Este grande filósofo, cuja vida foi o exemplo prático de seus ensinamentos, nos diz em suas obras:

“Se alguém entregasse teu corpo a quem chegasse, tu te irritarias. E por que entregas teu pensamento a quem quer que apareça, para que, se ele te insultar, teu pensamento se inquiete e se confunda? Não te envergonhas por isso?”

De fato, não deveria nos constranger o fato de estarmos tão desatentos ao ponto de alguém poder facilmente nos manipular? Alguém que deseja ser livre, precisa ter o domínio de si mesmo em qualquer situação. Responda com sinceridade, você nunca perdeu a compostura no trânsito? Ou com aquele colega chato que vive batucando na mesa? Ou quem sabe já não aguenta nem ouvir a voz daquele ou daquela “ex”? Pois saiba, aquele que te irrita tem um poder sobre você. Tal pessoa pode acabar com o seu dia a hora que quiser, pode transformar o seu sorriso em ranger de dentes, em segundos.

“Qualquer pessoa capaz de te irritar se torna teu mestre; ela consegue te irritar somente quando você se permite ser perturbado por ela.” Epíteto

Esse é o segredo de todos os manipuladores. Eles usam sua emoção contra você. Ou te insultam até que, transtornado, você acaba por fazer algo que te faça parecer condenável, e lhes deixem como mocinhos. Ou te elogiam desmerecidamente, para ganhar sua boa vontade e com isso seu favor. Ou ainda, abusam de sua compaixão, fazendo o papel de coitadinhos para obterem vantagens pessoais. Quem nunca emprestou dinheiro à um mau pagador, por sentir pena, por exemplo? E o pior de tudo é que isso só é possível porque você permite.
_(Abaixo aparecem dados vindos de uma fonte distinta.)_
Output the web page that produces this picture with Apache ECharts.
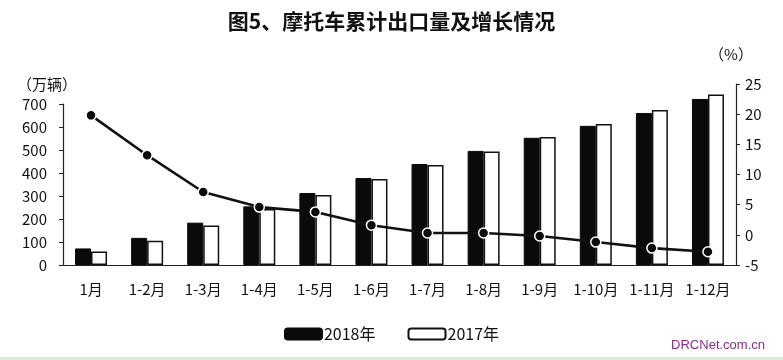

Vejamos o caso do nosso conto. Um guerreiro experiente não baixa a guarda nunca. Ele está focado no que é a verdade e não na opinião alheia. Alguém o xinga, e certamente ele faz duas reflexões: se for mentira, não há por que se exaltar, já que ele sabe que não é o que dizem dele. E se for verdade? Nesse caso, o guerreiro ficaria grato, pois agora ele pode ver uma aresta de sua própria personalidade que ele pode lapidar e, assim, crescer como ser humano. Sabem o que Epíteto diria sobre isso?

“Se alguém lhe disser que uma certa pessoa fala mal de você, não se justifique sobre o que é dito, mas responda: ‘Ele ignora minhas outras falhas, senão não teria mencionado só essas'”

Sábio e bem humorado esse filósofo, não? Então, que tal tomar a decisão de ser senhor de sua própria vida? A primeira ação é focar atenção no que realmente importa. Se te insultam, ou te elogiam, receba como um velho guerreiro zen, repetindo para si mesmo: “Não perderei o meu controle por tão pouco!”. Assuma um compromisso de continuar sendo você, independente das circunstâncias, ou das pessoas. Considere que aquele que te agride está dando a você exatamente aquilo que ele tem condições de dar. É ele também um ser humano com história, traumas, batalhas, amores e desejos. Talvez, esteja vivendo um grau de ignorância maior que o seu. Então, por que não seria normal esperar exatamente esse tipo de comportamento? Não seria loucura zangar-se contra uma abelha que ferroa seu dedo? Ela é uma abelha, se não ferroar, o que mais fará? Recorda-te que ao mesmo tempo em que zune e ferroa, esse inseto também produz a doçura do mel. Por que com o guerreiro infame que te molesta seria diferente? Se você olhar generosamente para seus oponentes, há uma possibilidade real de encontrar um ponto de concórdia com ele. E, quem sabe, aquela raiva não se transforma em compaixão e tolerância…

Assim como no conto “O presente dos insultos” é também na sua vida. Todos os dias algum infame guerreiro tenta derrotar você, lhe oferecendo presentes de grego. Mas, quantas vezes você escolhe conscientemente não os receber? A maior parte das vezes, apenas reagimos como um cão raivoso faria. Sim! Nesse momento, o que reage não é a nossa consciência humana, mas o animal em nós. A grande questão é: quem você quer ser? Quer ser alguém livre, e conscientemente escolher os presentes que aceita receber? Ou alguém que é um verdadeiro depósito, onde qualquer um pode jogar as piores emoções?

Lembre-se, sempre que reagimos a qualquer estímulo da vida, perdendo o controle sobre nossos pensamentos e emoções, quer dizer que entregamos a chave da nossa mente a alguém. Quem controlar esses estímulos terá sobre nós um poder quase absoluto. Então, não é chegada a hora de retomar as rédeas de sua própria vida? De escolher quando e contra quem realmente vale a pena se encolerizar? De não aceitar qualquer lixo que joguem sobre nós mesmos? Espero que você também aprenda com esse velho mestre, que somente uma pessoa pode realmente controlar você: aquele que você mesmo permitir.